Надо вспомнить воспитание, которое давалось тогда детям в большинстве семей: муштра, наказания, подавление личности ребёнка. Но педагогические приёмы Павла Карловича Штернберга были иными. Они вырастали из всего его мировоззрения, требовавшего прежде всего воспитывать в ребёнке человека. И поэтому хотя вопросы воспитания детей никогда не обсуждались в нашей партии, когда она была в подполье, но в подходе к детям — своим ли, чужим ли — работники партии действовали с удивительным идейным единством.

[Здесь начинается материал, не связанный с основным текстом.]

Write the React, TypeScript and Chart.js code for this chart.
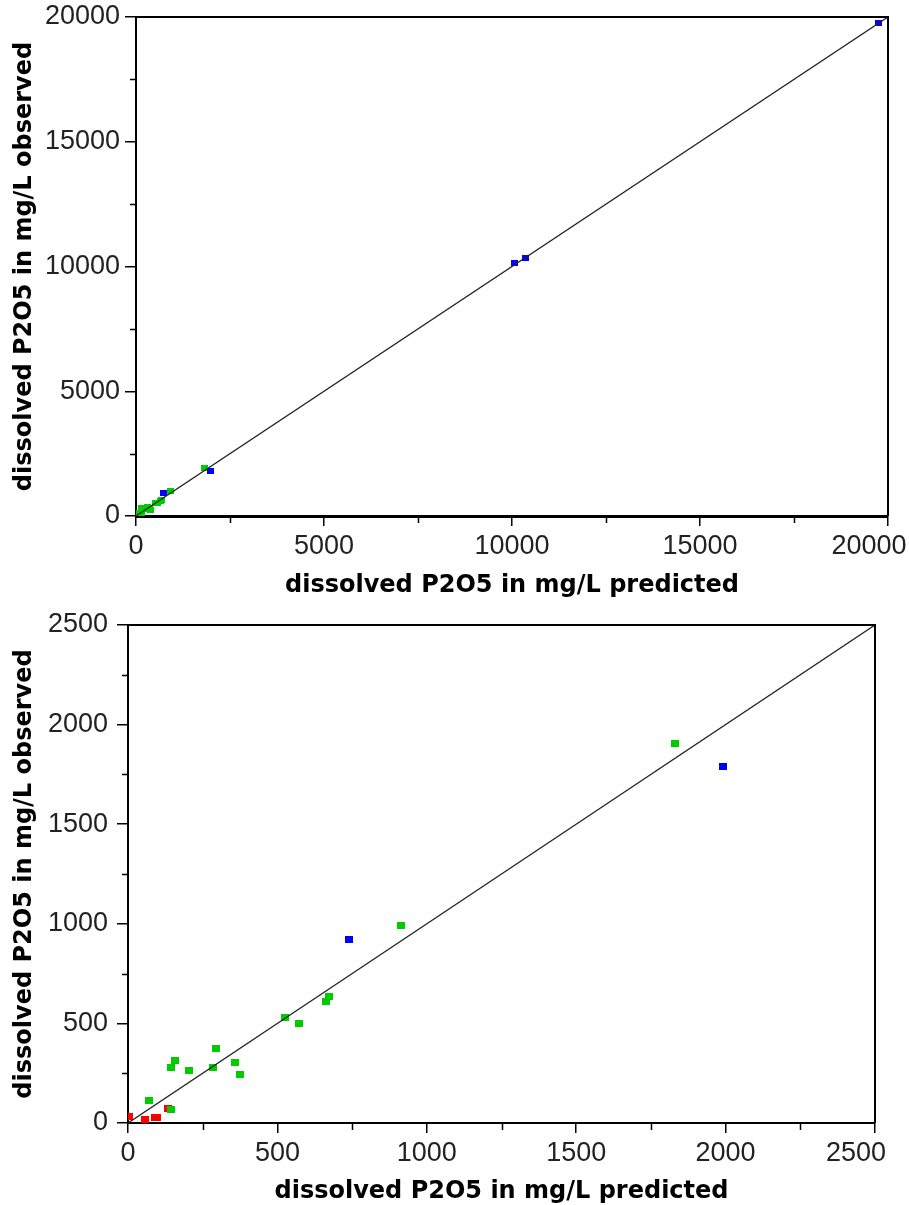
import React, { useEffect, useRef } from 'react';
import { Chart, registerables } from 'chart.js';

Chart.register(...registerables);

// ---- data (predicted = x, observed = y) ----
const redPredicted = [5, 57, 90, 97, 133];
const redObserved = [35, 18, 27, 29, 75];
const greenPredicted = [70, 145, 145, 157, 203, 285, 295, 358, 375, 525, 573, 662, 673, 915, 1830];
const greenObserved = [112, 67, 278, 313, 262, 277, 375, 305, 245, 530, 502, 610, 635, 992, 1905];
const bluePredicted = [740, 1990, 10065, 10360, 19740];
const blueObserved = [922, 1792, 10130, 10340, 19750];

const topTicks = [0, 5000, 10000, 15000, 20000];
const bottomTicks = [0, 500, 1000, 1500, 2000, 2500];
const topIdentity = [0, 20000];
const bottomIdentity = [0, 2500];

const xTitle = 'dissolved P2O5 in mg/L predicted';
const yTitle = 'dissolved P2O5 in mg/L observed';

const W = 909;

function pts(xs: number[], ys: number[]) {
  return xs.map((x, i) => ({ x, y: ys[i] }));
}

function marker(color: string, w: number, h: number) {
  const c = document.createElement('canvas');
  c.width = w;
  c.height = h;
  const g = c.getContext('2d')!;
  g.fillStyle = color;
  g.fillRect(0, 0, w, h);
  return c;
}

type Params = {
  height: number;
  ticks: number[];
  identity: number[];
  area: { left: number; right: number; top: number; bottom: number };
  yPad: number;
  xBorder: number;
  xTitlePad: number;
  yTitlePad: number;
  mw: number;
  mh: number;
};

const framePlugin = {
  id: 'frame',
  afterDraw(chart: any) {
    const { ctx, chartArea: a } = chart;
    ctx.save();
    ctx.strokeStyle = '#000';
    ctx.lineWidth = 2;
    ctx.beginPath();
    ctx.moveTo(a.left, a.top);
    ctx.lineTo(a.right, a.top);
    ctx.lineTo(a.right, a.bottom);
    ctx.stroke();
    // minor ticks between labelled ticks
    const xs = chart.scales.x;
    const ys = chart.scales.y;
    ctx.lineWidth = 1.5;
    ctx.beginPath();
    for (let i = 0; i < xs.ticks.length - 1; i++) {
      const v = (xs.ticks[i].value + xs.ticks[i + 1].value) / 2;
      const px = Math.round(xs.getPixelForValue(v)) + 0.5;
      ctx.moveTo(px, a.bottom);
      ctx.lineTo(px, a.bottom + 7);
    }
    for (let i = 0; i < ys.ticks.length - 1; i++) {
      const v = (ys.ticks[i].value + ys.ticks[i + 1].value) / 2;
      const py = Math.round(ys.getPixelForValue(v)) + 0.5;
      ctx.moveTo(a.left, py);
      ctx.lineTo(a.left - 6, py);
    }
    ctx.stroke();
    ctx.restore();
  },
  beforeDraw(chart: any) {
    const s = chart.scales.x;
    const items = s.getLabelItems();
    const last = items[items.length - 1];
    if (last && !last._shifted) {
      last.options.translation[0] -= 19;
      last._shifted = true;
    }
  },
};

function makeConfig(p: Params): any {
  const tickFont = { family: "'Liberation Sans', Arial, sans-serif", size: 27 };
  const titleFont = { family: "'DejaVu Sans', sans-serif", size: 24, weight: 'bold' as const };
  const max = p.ticks[p.ticks.length - 1];
  return {
    type: 'scatter',
    data: {
      datasets: [
        {
          type: 'line',
          data: pts(p.identity, p.identity),
          borderColor: '#222',
          borderWidth: 1.3,
          pointRadius: 0,
          fill: false,
        },
        {
          data: pts(bluePredicted, blueObserved),
          pointStyle: marker('#0000ff', p.mw, p.mh),
          pointRadius: 4,
        },
        {
          data: pts(greenPredicted, greenObserved),
          pointStyle: marker('#00cc00', p.mw, p.mh),
          pointRadius: 4,
        },
        {
          data: pts(redPredicted, redObserved),
          pointStyle: marker('#ff0000', p.mw, p.mh),
          pointRadius: 4,
        },
      ],
    },
    options: {
      responsive: false,
      animation: false,
      events: [],
      layout: {
        padding: { top: p.area.top, right: W - p.area.right, left: 0, bottom: 0 },
      },
      plugins: { legend: { display: false }, tooltip: { enabled: false } },
      scales: {
        x: {
          type: 'linear',
          position: 'bottom',
          min: 0,
          max,
          afterBuildTicks: (s: any) => {
            s.ticks = p.ticks.map((v) => ({ value: v }));
          },
          ticks: {
            font: tickFont,
            color: '#222',
            padding: 4,
            maxRotation: 0,
            autoSkip: false,
            callback: (v: any) => String(v),
          },
          grid: { drawOnChartArea: false, drawTicks: true, tickLength: 10, color: '#000', lineWidth: 1.5 },
          border: { display: true, color: '#000', width: p.xBorder },
          title: {
            display: true,
            text: xTitle,
            font: titleFont,
            color: '#000',
            padding: { top: 0, bottom: p.xTitlePad },
          },
          afterFit: (s: any) => {
            s.height = p.height - p.area.bottom;
            s.paddingLeft = 0;
            s.paddingRight = 0;
          },
        },
        y: {
          type: 'linear',
          position: 'left',
          min: 0,
          max,
          afterBuildTicks: (s: any) => {
            s.ticks = p.ticks.map((v) => ({ value: v }));
          },
          ticks: {
            font: tickFont,
            color: '#222',
            padding: p.yPad,
            autoSkip: false,
            callback: (v: any) => String(v),
          },
          grid: { drawOnChartArea: false, drawTicks: true, tickLength: 11, color: '#000', lineWidth: 1.5 },
          border: { display: true, color: '#000', width: 2 },
          title: {
            display: true,
            text: yTitle,
            font: titleFont,
            color: '#000',
            padding: { top: p.yTitlePad, bottom: 0 },
          },
          afterFit: (s: any) => {
            s.width = p.area.left;
            s.paddingTop = 0;
            s.paddingBottom = 0;
          },
        },
      },
    },
    plugins: [framePlugin],
  };
}

function ChartCanvas({ p, top }: { p: Params; top: number }) {
  const ref = useRef<HTMLCanvasElement | null>(null);
  useEffect(() => {
    if (!ref.current) return;
    const chart = new Chart(ref.current, makeConfig(p));
    return () => chart.destroy();
  }, []);
  return (
    <canvas
      ref={ref}
      width={W}
      height={p.height}
      style={{ position: 'absolute', left: 0, top, width: W, height: p.height }}
    />
  );
}

const topParams: Params = {
  height: 605,
  ticks: topTicks,
  identity: topIdentity,
  area: { left: 136, right: 888, top: 17, bottom: 516 },
  yPad: 5,
  xBorder: 3,
  xTitlePad: 5,
  yTitlePad: 10,
  mw: 7,
  mh: 6,
};

const bottomParams: Params = {
  height: 600,
  ticks: bottomTicks,
  identity: bottomIdentity,
  area: { left: 128, right: 875, top: 20, bottom: 518 },
  yPad: 9,
  xBorder: 2,
  xTitlePad: -1,
  yTitlePad: 10,
  mw: 8,
  mh: 7,
};

export default function App() {
  return (
    <div style={{ position: 'absolute', left: 0, top: 0, width: W, height: 1205, background: '#fff' }}>
      <ChartCanvas p={topParams} top={0} />
      <ChartCanvas p={bottomParams} top={605} />
    </div>
  );
}
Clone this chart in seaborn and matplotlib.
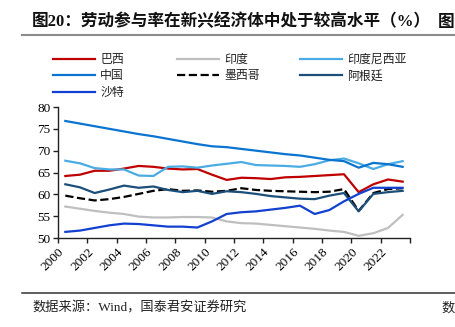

Чего хотели они от детей? Какими желали они их видеть?
На это можно ответить словами Дзержинского, который говорил, что ребёнок «должен в душе обладать святыней, более широкой и более сильной, чем святое чувство к матери или к любимым, дорогим людям. Он должен полюбить идею — то, что объединит его с массами… Он должен понять, что у всех окружающих, к которым он привязан, которых он любит, есть возлюбленная святыня… Это святое чувство сильнее всех других чувств, сильнее своим моральным наказом: „Так тебе следует жить, и таким ты должен быть…“»
Наш рассказ не был бы полным, если бы мы хотя бы в нескольких словах не рассказали о дальнейшей судьбе Павла Карловича.
В 1917 году, будучи уже убелён сединой, он сохранял горячее юношеское сердце и всегда стремился на самый боевой, самый опасный участок борьбы.
Он принимал участие в организации отрядов Красной гвардии. В дни кровопролитных октябрьских боёв в Москве был начальником штаба Замоскворецкого района. После Октябрьской революции недолгое время поработал в области народного просвещения, а осенью 1918 года по его настоятельной просьбе партия послала его на Восточный фронт членом Революционного Военного совета Второй армии. Одетый в солдатскую шинель и солдатские сапоги, этот «красный генерал» принимал участие в обсуждении оперативных планов армии и в самых тяжёлых, кровавых боях.
На Вторую армию был возложен разгром колчаковцев по европейскую сторону Уральских гор и взятие города Ижевска с его крупнейшим военным заводом. Но выяснилось, что штаб армии не имеет необходимых карт.